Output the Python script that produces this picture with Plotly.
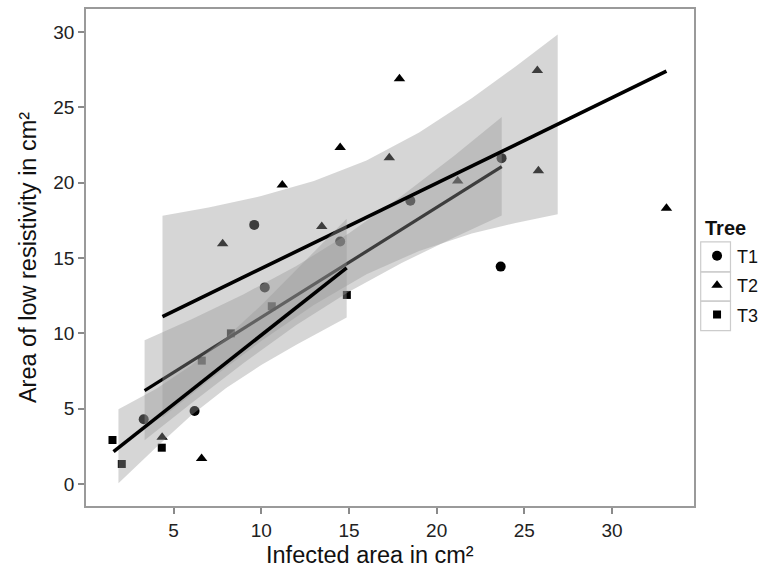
import numpy as np
import plotly.graph_objects as go

# ---- data ----
t1_x = [3.3, 6.2, 9.6, 10.2, 14.5, 18.5, 23.65, 23.7]
t1_y = [4.3, 4.85, 17.2, 13.05, 16.1, 18.8, 14.43, 21.63]
t2_x = [4.35, 6.6, 7.8, 11.2, 13.45, 14.5, 17.3, 17.88, 21.2, 25.74, 25.8, 33.1]
t2_y = [3.1, 1.7, 15.95, 19.85, 17.1, 22.33, 21.65, 26.9, 20.12, 27.45, 20.8, 18.3]
t3_x = [1.52, 2.05, 4.33, 6.61, 8.27, 10.6, 14.88]
t3_y = [2.92, 1.33, 2.41, 8.19, 10.0, 11.8, 12.55]

# fitted lines (end points)
fit1_x = [3.35, 23.71]
fit1_y = [6.2, 21.07]
fit2_x = [4.37, 33.1]
fit2_y = [11.11, 27.4]
fit3_x = [1.58, 14.87]
fit3_y = [2.15, 14.35]

# confidence bands
band1_x = [3.35, 6, 9, 12, 15, 18, 21, 23.71]
band1_lo = [2.9, 5.34, 8.04, 10.55, 12.76, 14.67, 16.37, 17.83]
band1_hi = [9.54, 10.92, 12.60, 14.47, 16.64, 19.11, 21.79, 24.36]
band2_x = [4.37, 7, 10, 13, 16, 19, 22, 24.5, 26.9]
band2_lo = [4.42, 6.85, 9.49, 11.89, 13.92, 15.47, 16.62, 17.33, 17.91]
band2_hi = [17.8, 18.35, 19.11, 20.11, 21.48, 23.33, 25.6, 27.71, 29.84]
band3_x = [1.86, 4, 6, 8, 10, 12, 14.87]
band3_lo = [0.05, 2.43, 4.55, 6.37, 7.90, 9.25, 11.05]
band3_hi = [4.96, 6.31, 7.87, 9.73, 11.86, 14.19, 17.6]

tick_vals_x = [5, 10, 15, 20, 25, 30]
tick_vals_y = [0, 5, 10, 15, 20, 25, 30]
tree_names = ["T1", "T2", "T3"]

FONT = "Liberation Sans, Arial, Helvetica, sans-serif"
BAND = "rgba(153,153,153,0.4)"

fig = go.Figure()

symbols = ["circle", "triangle-up", "square"]
sizes = [10, 10, 8]
for name, xs, ys, sym, sz in zip(tree_names, [t1_x, t2_x, t3_x], [t1_y, t2_y, t3_y], symbols, sizes):
    fig.add_trace(go.Scatter(
        x=xs, y=ys, mode="markers", name=name, legendgroup=name,
        marker=dict(symbol=sym, size=sz, color="black", line=dict(width=0)),
        hoverinfo="skip"))

def band(xs, lo, hi):
    xx = np.concatenate([np.array(xs), np.array(xs)[::-1]])
    yy = np.concatenate([np.array(hi), np.array(lo)[::-1]])
    return go.Scatter(x=xx, y=yy, mode="lines", fill="toself", fillcolor=BAND,
                      line=dict(width=0), showlegend=False, hoverinfo="skip")

for bx, blo, bhi, fx, fy, w in [
        (band1_x, band1_lo, band1_hi, fit1_x, fit1_y, 3.2),
        (band2_x, band2_lo, band2_hi, fit2_x, fit2_y, 3.6),
        (band3_x, band3_lo, band3_hi, fit3_x, fit3_y, 3.6)]:
    fig.add_trace(band(bx, blo, bhi))
    fig.add_trace(go.Scatter(x=fx, y=fy, mode="lines", line=dict(color="black", width=w),
                             showlegend=False, hoverinfo="skip"))

# legend key boxes
box_edges = [0.5315, 0.4711, 0.4121, 0.3529]
for i in range(3):
    fig.add_shape(type="rect", xref="paper", yref="paper",
                  x0=1.011, x1=1.060, y0=box_edges[i + 1], y1=box_edges[i],
                  line=dict(color="#cccccc", width=1.2), fillcolor="rgba(0,0,0,0)", layer="below")

# legend title
fig.add_annotation(text="<b>Tree</b>", xref="paper", yref="paper", x=1.0148, y=0.559,
                   xanchor="left", yanchor="middle", showarrow=False,
                   font=dict(family=FONT, size=20, color="#111111"))

# x axis title (slightly left of panel centre, as in the reference)
fig.add_annotation(text="Infected area in cm²", xref="paper", yref="paper", x=0.467, y=-0.099,
                   xanchor="center", yanchor="middle", showarrow=False,
                   font=dict(family=FONT, size=23.5, color="#111111"))

axis_common = dict(
    showgrid=False, zeroline=False, showline=True, mirror=True, automargin=False,
    linecolor="#9a9a9a", linewidth=1.5,
    ticks="outside", ticklen=6, tickwidth=1.5, tickcolor="#8a8a8a",
    tickfont=dict(family=FONT, size=19, color="#222222"),
)

fig.update_layout(
    template="none",
    width=761, height=574,
    margin=dict(l=86, r=67, t=9, b=68, autoexpand=False),
    paper_bgcolor="white", plot_bgcolor="white",
    xaxis=dict(range=[0.01, 34.67], tickvals=tick_vals_x, **axis_common),
    yaxis=dict(range=[-1.46, 31.53], tickvals=tick_vals_y,
               title=dict(text="Area of low resistivity in cm²", font=dict(family=FONT, size=23.5, color="#111111"), standoff=10),
               **axis_common),
    legend=dict(font=dict(family=FONT, size=18, color="#111111"),
                x=1.005, xanchor="left", y=0.540, yanchor="top",
                tracegroupgap=3, bgcolor="rgba(0,0,0,0)", itemsizing="trace"),
)

fig.write_html("out.html", config={"displayModeBar": False},
               post_script="document.body.style.margin='0';document.body.style.overflow='hidden';")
....
#### PROBLEM DESCRIPTION:
Return the listing above unchanged, apart from dropping its pictures.

#### SOLUTION:
Output the Python script that produces this picture with Plotly.
import numpy as np
import plotly.graph_objects as go

# ---- data ----
t1_x = [3.3, 6.2, 9.6, 10.2, 14.5, 18.5, 23.65, 23.7]
t1_y = [4.3, 4.85, 17.2, 13.05, 16.1, 18.8, 14.43, 21.63]
t2_x = [4.35, 6.6, 7.8, 11.2, 13.45, 14.5, 17.3, 17.88, 21.2, 25.74, 25.8, 33.1]
t2_y = [3.1, 1.7, 15.95, 19.85, 17.1, 22.33, 21.65, 26.9, 20.12, 27.45, 20.8, 18.3]
t3_x = [1.52, 2.05, 4.33, 6.61, 8.27, 10.6, 14.88]
t3_y = [2.92, 1.33, 2.41, 8.19, 10.0, 11.8, 12.55]

# fitted lines (end points)
fit1_x = [3.35, 23.71]
fit1_y = [6.2, 21.07]
fit2_x = [4.37, 33.1]
fit2_y = [11.11, 27.4]
fit3_x = [1.58, 14.87]
fit3_y = [2.15, 14.35]

# confidence bands
band1_x = [3.35, 6, 9, 12, 15, 18, 21, 23.71]
band1_lo = [2.9, 5.34, 8.04, 10.55, 12.76, 14.67, 16.37, 17.83]
band1_hi = [9.54, 10.92, 12.60, 14.47, 16.64, 19.11, 21.79, 24.36]
band2_x = [4.37, 7, 10, 13, 16, 19, 22, 24.5, 26.9]
band2_lo = [4.42, 6.85, 9.49, 11.89, 13.92, 15.47, 16.62, 17.33, 17.91]
band2_hi = [17.8, 18.35, 19.11, 20.11, 21.48, 23.33, 25.6, 27.71, 29.84]
band3_x = [1.86, 4, 6, 8, 10, 12, 14.87]
band3_lo = [0.05, 2.43, 4.55, 6.37, 7.90, 9.25, 11.05]
band3_hi = [4.96, 6.31, 7.87, 9.73, 11.86, 14.19, 17.6]

tick_vals_x = [5, 10, 15, 20, 25, 30]
tick_vals_y = [0, 5, 10, 15, 20, 25, 30]
tree_names = ["T1", "T2", "T3"]

FONT = "Liberation Sans, Arial, Helvetica, sans-serif"
BAND = "rgba(153,153,153,0.4)"

fig = go.Figure()

symbols = ["circle", "triangle-up", "square"]
sizes = [10, 10, 8]
for name, xs, ys, sym, sz in zip(tree_names, [t1_x, t2_x, t3_x], [t1_y, t2_y, t3_y], symbols, sizes):
    fig.add_trace(go.Scatter(
        x=xs, y=ys, mode="markers", name=name, legendgroup=name,
        marker=dict(symbol=sym, size=sz, color="black", line=dict(width=0)),
        hoverinfo="skip"))

def band(xs, lo, hi):
    xx = np.concatenate([np.array(xs), np.array(xs)[::-1]])
    yy = np.concatenate([np.array(hi), np.array(lo)[::-1]])
    return go.Scatter(x=xx, y=yy, mode="lines", fill="toself", fillcolor=BAND,
                      line=dict(width=0), showlegend=False, hoverinfo="skip")

for bx, blo, bhi, fx, fy, w in [
        (band1_x, band1_lo, band1_hi, fit1_x, fit1_y, 3.2),
        (band2_x, band2_lo, band2_hi, fit2_x, fit2_y, 3.6),
        (band3_x, band3_lo, band3_hi, fit3_x, fit3_y, 3.6)]:
    fig.add_trace(band(bx, blo, bhi))
    fig.add_trace(go.Scatter(x=fx, y=fy, mode="lines", line=dict(color="black", width=w),
                             showlegend=False, hoverinfo="skip"))

# legend key boxes
box_edges = [0.5315, 0.4711, 0.4121, 0.3529]
for i in range(3):
    fig.add_shape(type="rect", xref="paper", yref="paper",
                  x0=1.011, x1=1.060, y0=box_edges[i + 1], y1=box_edges[i],
                  line=dict(color="#cccccc", width=1.2), fillcolor="rgba(0,0,0,0)", layer="below")

# legend title
fig.add_annotation(text="<b>Tree</b>", xref="paper", yref="paper", x=1.0148, y=0.559,
                   xanchor="left", yanchor="middle", showarrow=False,
                   font=dict(family=FONT, size=20, color="#111111"))

# x axis title (slightly left of panel centre, as in the reference)
fig.add_annotation(text="Infected area in cm²", xref="paper", yref="paper", x=0.467, y=-0.099,
                   xanchor="center", yanchor="middle", showarrow=False,
                   font=dict(family=FONT, size=23.5, color="#111111"))

axis_common = dict(
    showgrid=False, zeroline=False, showline=True, mirror=True, automargin=False,
    linecolor="#9a9a9a", linewidth=1.5,
    ticks="outside", ticklen=6, tickwidth=1.5, tickcolor="#8a8a8a",
    tickfont=dict(family=FONT, size=19, color="#222222"),
)

fig.update_layout(
    template="none",
    width=761, height=574,
    margin=dict(l=86, r=67, t=9, b=68, autoexpand=False),
    paper_bgcolor="white", plot_bgcolor="white",
    xaxis=dict(range=[0.01, 34.67], tickvals=tick_vals_x, **axis_common),
    yaxis=dict(range=[-1.46, 31.53], tickvals=tick_vals_y,
               title=dict(text="Area of low resistivity in cm²", font=dict(family=FONT, size=23.5, color="#111111"), standoff=10),
               **axis_common),
    legend=dict(font=dict(family=FONT, size=18, color="#111111"),
                x=1.005, xanchor="left", y=0.540, yanchor="top",
                tracegroupgap=3, bgcolor="rgba(0,0,0,0)", itemsizing="trace"),
)

fig.write_html("out.html", config={"displayModeBar": False},
               post_script="document.body.style.margin='0';document.body.style.overflow='hidden';")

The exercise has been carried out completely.